Redaktionsteam: Wie würden Sie Ihre Arbeit in drei Worten beschreiben?

Pfarrer Chai: Bunt, lebendig und geistlich.

Redaktionsteam: Wenn Sie in der Zeit zurückreisen könnten, würden Sie sich wieder für den gleichen Beruf entscheiden?

Pfarrer Chai: Nein, weil ich überzeugt bin, dass ein*e Pfarrer*in viel Erfahrung im Leben haben sollte, nicht nur in diesem Beruf.

In Korea ist es wichtig, regelmäßig zum Gottesdienst zu kommen. Ich habe auch, als ich noch in Korea war, jeden Sonntag vor 300 400 Gemeindemitgliedern gepredigt. Man sollte eigentlich ähnliche oder gleiche Erfahrungen haben, wie die Leute, die einem gegenübersitzen. Und da das Gehalt der Pfarrer*innen in Korea aus den Kollekten kommt, also direkt von der Gemeinde, gibt es halt sehr reiche Pfarrer*innen, aber auch sehr arme. Ich wollte nicht, dass mein Gehalt von der Kirche kommt. Ich wollte lieber die Erfahrung haben, wenn zum Beispiel ein Gemeindemitglied kommt und sagen würde: „Ey, weißt du wie schwierig es ist Geld zu verdienen?“, dann ganz bewusst zu antworten: „Das weiß ich, da ich eben auch diese beruflichen Erfahrungen gemacht habe“. Dann weiß ich wirklich, wie schwer es in der Gesellschaft ist, Geld zu verdienen.
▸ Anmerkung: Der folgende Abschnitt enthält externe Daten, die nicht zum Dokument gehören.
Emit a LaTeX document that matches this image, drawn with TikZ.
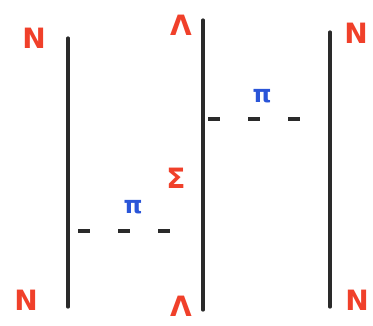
\documentclass[tikz,border=0pt]{standalone}
\usepackage{fontspec}
\setmainfont{DejaVu Sans}
\usetikzlibrary{positioning}
\definecolor{SketchRed}{HTML}{F0402A}
\definecolor{SketchBlue}{HTML}{2A55D8}
\definecolor{SketchInk}{HTML}{2A2A2A}
\begin{document}
\begin{tikzpicture}[x=1pt,y=-1pt,
    baryon/.style={text=SketchRed,font=\fontsize{28}{30}\selectfont\bfseries,inner sep=0pt},
    meson/.style={text=SketchBlue,font=\fontsize{24}{26}\selectfont\bfseries,inner sep=0pt},
    line/.style={draw=SketchInk,line width=3.2pt,line cap=round},
    exch/.style={draw=SketchInk,line width=3.2pt,dash pattern=on 12pt off 28pt}
  ]
    \useasboundingbox (0,0) rectangle (373,325);
    % particle lines
    \coordinate (a1) at (68,38);
    \coordinate (a2) at (68,307);
    \coordinate (b1) at (203,20);
    \coordinate (b2) at (203,310);
    \coordinate (c1) at (330,32);
    \coordinate (c2) at (330,307);
    \draw[line] (a1) -- (a2);
    \draw[line] (b1) -- (b2);
    \draw[line] (c1) -- (c2);
    % labels
    \node[baryon] (nTL) at (34,38) {N};
    \node[baryon] (nBL) at (26,300) {N};
    \node[baryon] (lamT) at (181,25) {Λ};
    \node[baryon] (lamB) at (181,306) {Λ};
    \node[baryon] (nTR) at (356,33) {N};
    \node[baryon] (nBR) at (357,300) {N};
    \node[baryon] (sig) at (176,178) {Σ};
    % exchanged pions
    \coordinate (p1) at (78,231);
    \coordinate (p2) at (173,231);
    \coordinate (q1) at (208,119);
    \coordinate (q2) at (303,119);
    \draw[exch] (p1) -- (p2);
    \draw[exch] (q1) -- (q2);
    \node[meson] (piL) at (133,207) {π};
    \node[meson] (piR) at (262,96) {π};
\end{tikzpicture}
\end{document}
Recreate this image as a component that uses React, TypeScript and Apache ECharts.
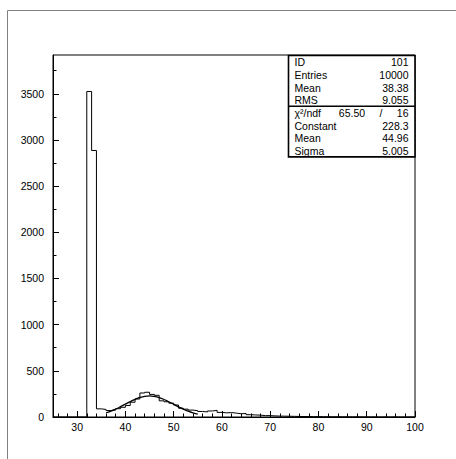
import React, { useEffect, useRef } from "react";
import * as echarts from "echarts";

// ---- data ----
const BIN_LOW = 25;
const BIN_WIDTH = 1;
// counts for bins [25,26), [26,27) ... [99,100)
const counts = [
  0, 0, 0, 0, 0, 0, 0, // 25..31
  3525, 2886, // 32, 33
  88, 82, 70, 75, 90, 105, 125, 160, 195, 260, // 34..43
  268, 245, 235, 175, 165, 150, 130, 95, 85, 75, // 44..53
  68, 60, 55, 65, 72, 50, 45, 48, 42, 35, // 54..63
  38, 25, 22, 20, 15, 15, 12, 10, 9, 8, // 64..73
  7, 6, 5, 5, 4, 4, 3, 3, 2, 3, // 74..83
  2, 2, 1, 2, 1, 1, 1, 1, 0, 1, // 84..93
  0, 1, 0, 0, 1, 0, // 94..99
];

const fitX = [36, 37, 38, 39, 40, 41, 42, 43, 44, 45, 46, 47, 48, 49, 50, 51, 52, 53, 54, 55];
const fitY = [46, 64.4, 86.8, 112.3, 139.7, 166.9, 191.7, 211.4, 224.1, 228.3, 223.4, 210.1, 189.8, 164.8, 137.5, 110.2, 84.9, 62.8, 44.7, 30.5];

const xMajorTicks = [30, 40, 50, 60, 70, 80, 90, 100];
const xMinorTicks = [26, 28, 32, 34, 36, 38, 42, 44, 46, 48, 52, 54, 56, 58, 62, 64, 66, 68, 72, 74, 76, 78, 82, 84, 86, 88, 92, 94, 96, 98];
const yMajorTicks = [0, 500, 1000, 1500, 2000, 2500, 3000, 3500];
const yMinorTicks = [250, 750, 1250, 1750, 2250, 2750, 3250, 3750];

const statLabels = ["ID", "Entries", "Mean", "RMS"];
const statValues = ["101", "10000", "38.38", "9.055"];
const chi2Label = "χ²/ndf";
const chi2Value = "65.50";
const ndfValue = "16";
const fitLabels = ["Constant", "Mean", "Sigma"];
const fitValues = ["228.3", "44.96", "5.005"];

const X_MIN = 25;
const X_MAX = 100;
const Y_MAX = 3920;

export default function App() {
  const ref = useRef<HTMLDivElement>(null);
  useEffect(() => {
    if (!ref.current) return;
    const chart = echarts.init(ref.current, null, { renderer: "svg" });

    const histPts: number[][] = [];
    histPts.push([BIN_LOW, 0]);
    counts.forEach((c, i) => histPts.push([BIN_LOW + i * BIN_WIDTH, c]));
    const xEnd = BIN_LOW + counts.length * BIN_WIDTH;
    histPts.push([xEnd, counts[counts.length - 1]]);
    histPts.push([xEnd, 0]);

    const fitPts = fitX.map((x, i) => [x, fitY[i]]);

    const FONT = "10.5px 'Liberation Sans', Arial, sans-serif";
    const gridL = 53, gridT = 55, gridW = 362, gridH = 362;
    const boxL = 288.5, boxR = 415, boxT = 55.5, rowH = 12.67;
    const textL = 294.5, textR = 408.5;

    const graphics: any[] = [];
    graphics.push({
      type: "rect",
      shape: { x: 7.5, y: 10.5, width: 600, height: 600 },
      style: { fill: "none", stroke: "#808080", lineWidth: 1 },
      silent: true,
    });
    const rows: { l: string; r: string }[] = [];
    statLabels.forEach((l, i) => rows.push({ l, r: statValues[i] }));
    rows.push({ l: chi2Label, r: ndfValue });
    fitLabels.forEach((l, i) => rows.push({ l, r: fitValues[i] }));
    const boxB = boxT + rowH * rows.length;
    graphics.push({
      type: "rect",
      shape: { x: boxL, y: boxT, width: boxR - boxL, height: boxB - boxT },
      style: { fill: "#fff", stroke: "#000", lineWidth: 1.6 },
      z: 10,
    });
    graphics.push({
      type: "line",
      shape: { x1: boxL, y1: boxT + rowH * 4, x2: boxR, y2: boxT + rowH * 4 },
      style: { stroke: "#000", lineWidth: 1.6 },
      z: 11,
    });
    rows.forEach((row, i) => {
      const cy = boxT + rowH * (i + 0.5) + 0.5;
      graphics.push({
        type: "text", z: 12,
        style: { text: row.l, x: textL, y: cy, font: FONT, fill: "#000", align: "left", verticalAlign: "middle" },
      });
      graphics.push({
        type: "text", z: 12,
        style: { text: row.r, x: textR, y: cy, font: FONT, fill: "#000", align: "right", verticalAlign: "middle" },
      });
      if (i === 4) {
        graphics.push({
          type: "text", z: 12,
          style: { text: chi2Value, x: 352, y: cy, font: FONT, fill: "#000", align: "center", verticalAlign: "middle" },
        });
        graphics.push({
          type: "text", z: 12,
          style: { text: "/", x: 381, y: cy, font: FONT, fill: "#000", align: "center", verticalAlign: "middle" },
        });
      }
    });

    const labelStyle = {
      color: "#000", fontSize: 10.5, fontFamily: "'Liberation Sans', Arial, sans-serif",
      formatter: (v: number) => String(v),
    };

    chart.setOption({
      animation: false,
      backgroundColor: "#fff",
      grid: {
        left: gridL, top: gridT, width: gridW, height: gridH,
        show: true, borderColor: "#000", borderWidth: 1, backgroundColor: "transparent",
      },
      xAxis: [
        {
          type: "value", min: X_MIN, max: X_MAX, position: "bottom",
          axisLine: { show: true, onZero: false, lineStyle: { color: "#000", width: 1 } },
          axisTick: { show: true, inside: true, length: 6, customValues: xMajorTicks, lineStyle: { color: "#000" } },
          axisLabel: { ...labelStyle, margin: 4, customValues: xMajorTicks, showMinLabel: true, showMaxLabel: true },
          splitLine: { show: false },
        },
        {
          type: "value", min: X_MIN, max: X_MAX, position: "bottom",
          axisLine: { show: false, onZero: false },
          axisTick: { show: true, inside: true, length: 3.5, customValues: xMinorTicks, lineStyle: { color: "#000" } },
          axisLabel: { show: false },
          splitLine: { show: false },
        },
      ],
      yAxis: [
        {
          type: "value", min: 0, max: Y_MAX, position: "left",
          axisLine: { show: true, onZero: false, lineStyle: { color: "#000", width: 1 } },
          axisTick: { show: true, inside: true, length: 6, customValues: yMajorTicks, lineStyle: { color: "#000" } },
          axisLabel: { ...labelStyle, margin: 9, customValues: yMajorTicks },
          splitLine: { show: false },
        },
        {
          type: "value", min: 0, max: Y_MAX, position: "left",
          axisLine: { show: false, onZero: false },
          axisTick: { show: true, inside: true, length: 3.5, customValues: yMinorTicks, lineStyle: { color: "#000" } },
          axisLabel: { show: false },
          splitLine: { show: false },
        },
      ],
      series: [
        {
          type: "line", name: "hist", xAxisIndex: 0, yAxisIndex: 0,
          data: histPts, step: "end", symbol: "none",
          lineStyle: { color: "#000", width: 1 },
          silent: true,
        },
        {
          type: "line", name: "fit", xAxisIndex: 0, yAxisIndex: 0,
          data: fitPts, smooth: true, symbol: "none",
          lineStyle: { color: "#000", width: 1.3 },
          silent: true,
        },
      ],
      graphic: graphics,
    });
    return () => chart.dispose();
  }, []);
  return (
    <div
      ref={ref}
      style={{ position: "absolute", left: 0, top: 0, width: 456, height: 459 }}
    />
  );
}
Solange ich Christ bin, an Gott und an Jesus glaube und versuche dem Weg zu folgen, kann man nicht nur als Pfarrer*in und Theolog*in versuchen das Reich Gottes hier auf dieser Welt zu erfüllen, sondern auch in allen alltäglichen Sachen. Deswegen würde ich sagen: Pfarrer*in als Beruf reicht nicht – es geht auch ganz viel um Lebenserfahrung.

Redaktionsteam: Glauben Sie an ein Leben nach dem Tod?

Pfarrer Chai: Natürlich (lacht) gibt es ein Leben nach dem Tod. Als Christ glaube ich an das ewige Leben. Das Leben hier auf dieser Welt endet zwar, aber ein Leben geht weiter in einer anderen Form, im Reich Gottes. Dieses wird aber bestimmt nicht so aussehen, wie Körper, Geist und alles drum und dran.

Redaktionsteam: Vielen Dank für das Interview.

Pfarrer Chai: Ich danke euch auch für eure Fragen und das interessante Gespräch.